> **Material shown**

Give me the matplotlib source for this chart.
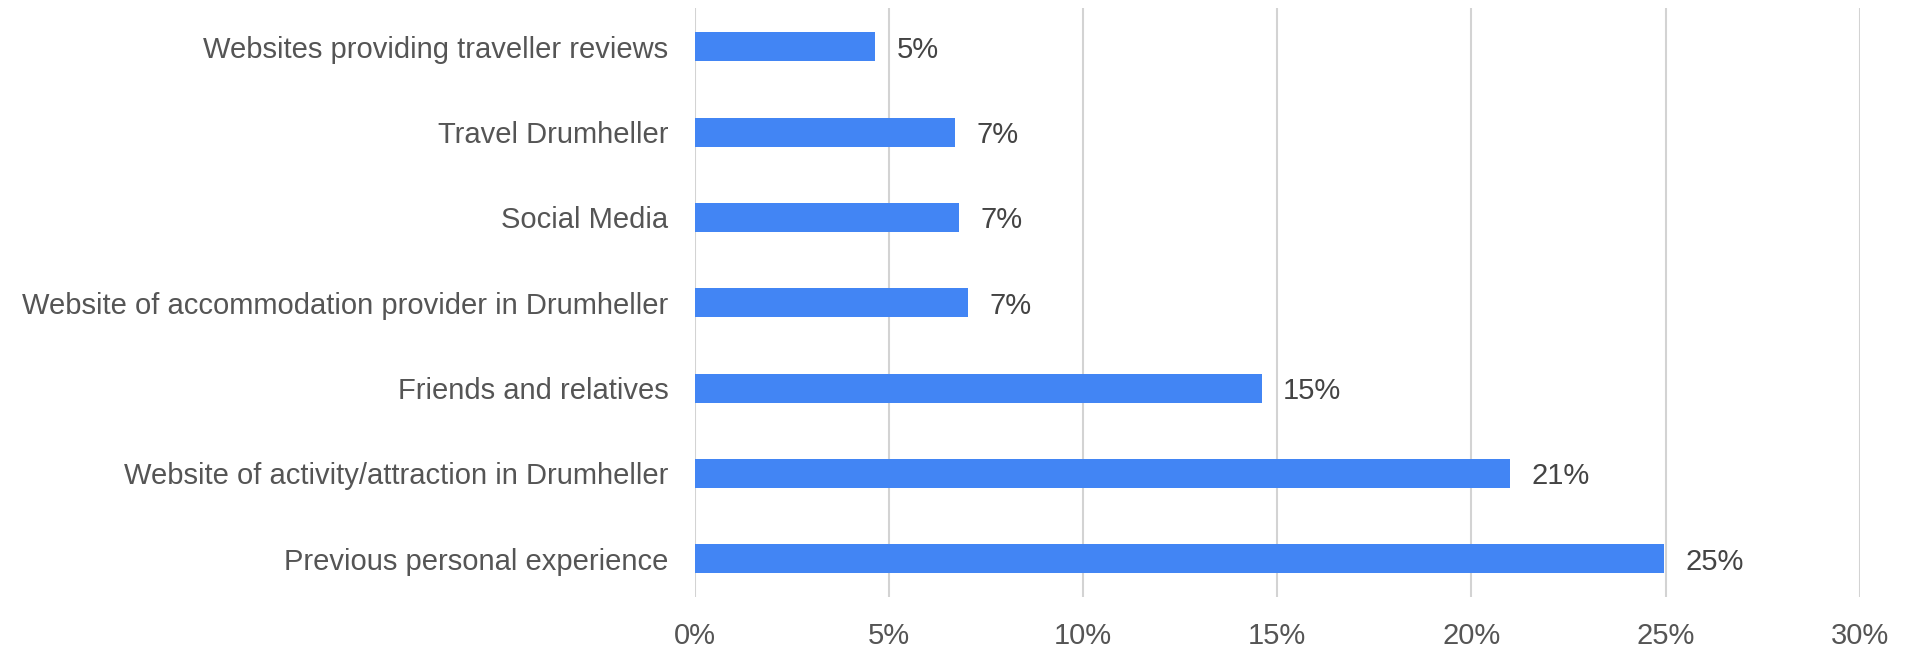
import matplotlib
matplotlib.use('Agg')
from matplotlib import pyplot as plt
from matplotlib.ticker import FuncFormatter

plt.rcParams['font.family'] = ['Liberation Sans', 'DejaVu Sans']

categories = ['Websites providing traveller reviews',
              'Travel Drumheller',
              'Social Media',
              'Website of accommodation provider in Drumheller',
              'Friends and relatives',
              'Website of activity/attraction in Drumheller',
              'Previous personal experience']
values = [4.65, 6.7, 6.8, 7.05, 14.6, 21.0, 24.95]
value_labels = ['5%', '7%', '7%', '7%', '15%', '21%', '25%']
xticks = [0, 5, 10, 15, 20, 25, 30]

fig = plt.figure(figsize=(19.11, 6.5), dpi=100)
ax = fig.add_axes([0.3635, 0.0815, 0.6097, 0.9055])

ypos = list(range(len(categories)))
ax.barh(ypos, values, height=0.34, color='#4285F4', zorder=3)
for y, v, lab in zip(ypos, values, value_labels):
    ax.text(v + 0.55, y, lab, va='center_baseline', ha='left', fontsize=21, color='#444444', zorder=4)

ax.set_yticks(ypos)
ax.set_yticklabels(categories)
ax.set_ylim(len(categories) - 0.55, -0.45)
ax.set_xlim(0, 30)
ax.set_xticks(xticks)
ax.xaxis.set_major_formatter(FuncFormatter(lambda x, p: f'{x:.0f}%'))
ax.grid(axis='x', color='#d3d3d3', linewidth=1.5, zorder=0)
for s in ax.spines.values():
    s.set_visible(False)
ax.tick_params(axis='both', length=0, labelsize=21, labelcolor='#555555')
ax.tick_params(axis='y', pad=19)
ax.tick_params(axis='x', pad=18)

plt.savefig('out.png', dpi=100)
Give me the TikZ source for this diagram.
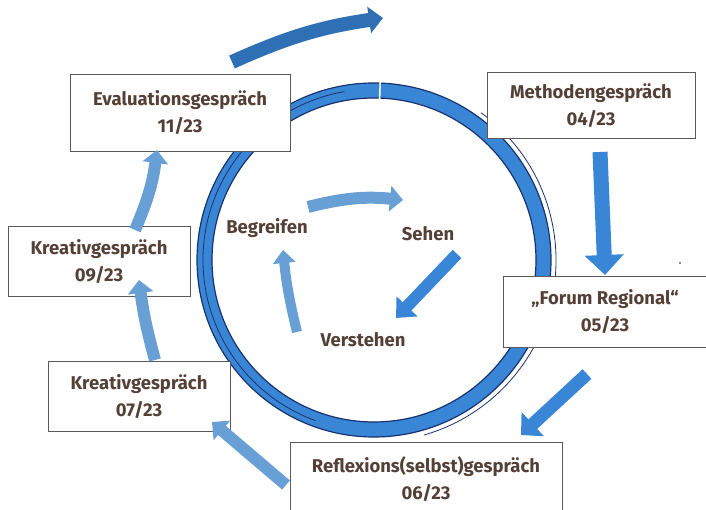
\documentclass[tikz,border=0pt]{standalone}
\usepackage{fontspec}
\setmainfont{Fira Sans}
\usetikzlibrary{positioning,arrows.meta,calc}
\definecolor{ringblue}{RGB}{58,134,214}
\definecolor{ringnavy}{RGB}{24,50,112}
\definecolor{arrowdark}{RGB}{47,112,181}
\definecolor{arrowlight}{RGB}{104,160,214}
\definecolor{txtbrown}{RGB}{84,64,54}
\tikzset{
  talk/.style={draw=black!65, line width=1pt, fill=white, align=center,
               font=\bfseries\fontsize{18.5}{27}\selectfont, text=txtbrown},
  phase/.style={font=\bfseries\fontsize{18.5}{22}\selectfont, text=txtbrown},
  fat/.style={line width=15pt, draw=ringblue, -{Triangle[length=20pt,width=38pt]}},
  fatdark/.style={line width=14pt, draw=arrowdark, -{Triangle[length=14pt,width=26pt]}},
  fatlight/.style={line width=12pt, draw=arrowlight, -{Triangle[length=13pt,width=25pt]}}
}
\begin{document}
\begin{tikzpicture}[x=1pt, y=1pt]
  \useasboundingbox (0,0) rectangle (706,510);
  % ring
  \coordinate (ctr) at (374,250);
  \fill[ringblue, even odd rule] (ctr) circle[radius=177] (ctr) circle[radius=162];
  \draw[ringnavy, line width=1.2pt] (ctr) circle[radius=177] (ctr) circle[radius=162];
  \draw[ringnavy, line width=.8pt] ($(ctr)+(100:171)$) arc[start angle=100, end angle=250, radius=171];
  \draw[ringnavy, line width=.8pt] ($(ctr)+(54:182)$) arc[start angle=54, end angle=-74, radius=182];
  \draw[white, line width=1.5pt] ($(ctr)+(88:160)$) -- ($(ctr)+(88:179)$);

  % talks
  \node[talk, minimum width=220pt, minimum height=77pt] (eval) at (180,397) {Evaluationsgespräch\\11/23};
  \node[talk, minimum width=208pt, minimum height=66pt] (meth) at (591,404) {Methodengespräch\\04/23};
  \node[talk, minimum width=204pt, minimum height=71pt] (forum) at (605,198) {„Forum Regional“\\05/23};
  \node[talk, minimum width=272pt, minimum height=72pt] (refl) at (426,31) {Reflexions(selbst)gespräch\\06/23};
  \node[talk, minimum width=182pt, minimum height=70pt] (krea07) at (139,113) {Kreativgespräch\\07/23};
  \node[talk, minimum width=182pt, minimum height=70pt] (krea09) at (99,248) {Kreativgespräch\\09/23};

  % phases
  \node[phase] (begr) at (267,282) {Begreifen};
  \node[phase] (sehen) at (428,276) {Sehen};
  \node[phase] (verst) at (363,170) {Verstehen};

  % arrow ends
  \coordinate (top0) at (232,448);  \coordinate (top1) at (383,492);
  \coordinate (m0) at (600,358);    \coordinate (m1) at (605,235);
  \coordinate (f0) at (587,136);    \coordinate (f1) at (521,75);
  \coordinate (r0) at (286,25);     \coordinate (r1) at (212,88);
  \coordinate (k0) at (155,150);    \coordinate (k1) at (139,230);
  \coordinate (e0) at (135,280);    \coordinate (e1) at (157,360);
  \coordinate (b0) at (308,303);    \coordinate (b1) at (403,310);
  \coordinate (s0) at (457,256);    \coordinate (s1) at (396,192);
  \coordinate (v0) at (297,178);    \coordinate (v1) at (283,260);

  \draw[fatdark] (top0) to[bend left=8] (top1);
  \draw[fat] (m0) -- (m1);
  \draw[fat, line width=13pt, -{Triangle[length=16pt,width=32pt]}] (f0) -- (f1);
  \draw[fatlight] (r0) -- (r1);
  \draw[fatlight] (k0) to[bend left=4] (k1);
  \draw[fatlight] (e0) to[bend right=8] (e1);
  \draw[fatlight] (b0) to[bend left=10] (b1);
  \draw[fat, line width=12pt, -{Triangle[length=16pt,width=28pt]}] (s0) -- (s1);
  \draw[fatlight, line width=10pt, -{Triangle[length=13pt,width=22pt]}] (v0) to[bend left=4] (v1);

  \fill[black!60] (680,247) circle[radius=1.2];
\end{tikzpicture}
\end{document}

> **What is asked**
Set down the records above word for word, from the first line through the line containing "ax = fig.add_axes([0.3635, 0.0815, 0.6097, 0.9055])", both included; leave out the pictures.

> **Exercise answer**
Give me the matplotlib source for this chart.
import matplotlib
matplotlib.use('Agg')
from matplotlib import pyplot as plt
from matplotlib.ticker import FuncFormatter

plt.rcParams['font.family'] = ['Liberation Sans', 'DejaVu Sans']

categories = ['Websites providing traveller reviews',
              'Travel Drumheller',
              'Social Media',
              'Website of accommodation provider in Drumheller',
              'Friends and relatives',
              'Website of activity/attraction in Drumheller',
              'Previous personal experience']
values = [4.65, 6.7, 6.8, 7.05, 14.6, 21.0, 24.95]
value_labels = ['5%', '7%', '7%', '7%', '15%', '21%', '25%']
xticks = [0, 5, 10, 15, 20, 25, 30]

fig = plt.figure(figsize=(19.11, 6.5), dpi=100)
ax = fig.add_axes([0.3635, 0.0815, 0.6097, 0.9055])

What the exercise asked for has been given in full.